How has movie storytelling historically impacted our society and shaped our culture?

We need stories. It’s a way we remember our past, it’s a way we communicate what’s important to us, it’s a way we challenge what we see in the world. I think storytelling is very much a part of the human condition.

You are the author of, “The Fourth Network: How FOX Broke the Rules and Reinvented Television,” can you briefly discuss how FOX radically changed the standards by which network television stations in America operate?

In the book I’m talking primarily of the 80’s and 90’s, and I open the book with a story of how two young executives at NBC go into the head of the network and tell him, “We’re leaving to join FOX.” He turns around to the board listed with the big three networks schedule for prime time and he said to them, “I will never put a fourth network up there.” No one believed FOX could do it, and they changed the rules in terms of what they put on, in terms of what they considered prime time. They changed the way networks dealt with cable television. FOX in a lot of ways changed the rules. They stole NFL football from CBS. They found a way to enter a market everyone thought was locked and cemented. The television market has greatly changed and I think the turning point is the story of FOX.

What do you believe is the role of Hollywood with regard to the public and to what extent the entertainment industry should be involved in politics?

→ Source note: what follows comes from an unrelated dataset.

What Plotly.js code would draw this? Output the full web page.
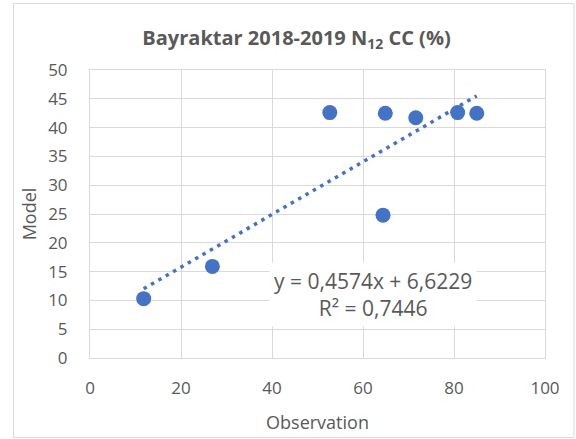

The people of Hollywood have as much right as all other citizens to comment on public issues. There are stars and directors I agree with and stars and directors I disagree with, and I try to separate that out from their movies. I think Clint Eastwood is one of the great modern directors. I would not necessarily agree with his politics, but that’s one thing, and he has every right to speak out. Everybody has the right to their opinion and it shouldn’t affect the way I deal with you on some other level.

How has the legacy of Billy Wilder influenced the art of cinema and why was his directorial style so special?

As a director he directed out of self-defense; he was a writer. He had co-written a number of scripts, and he loved some of the people he worked with, and there were some directors he really didn’t like because they would change the lines of dialogue, they would let the actors improvise. For him it started with the words and you didn’t change those words lightly. He turned into a very good director. I do find he has an interesting style, but he is not Orson Welles, Alfred Hitchcock in that he has great vidsula set pieces. With Wilder, what we remember is the line of dialogue.

What effect did Wilder have on comedy in films and do we still see it today?

The thing about Wilder is that he made classic comedies and classic dramas. If you look at the dramas, they have their comic moments, and if you look at the comedies they have their serious moments. He kind of merged the two. He showed film makers that they could do both.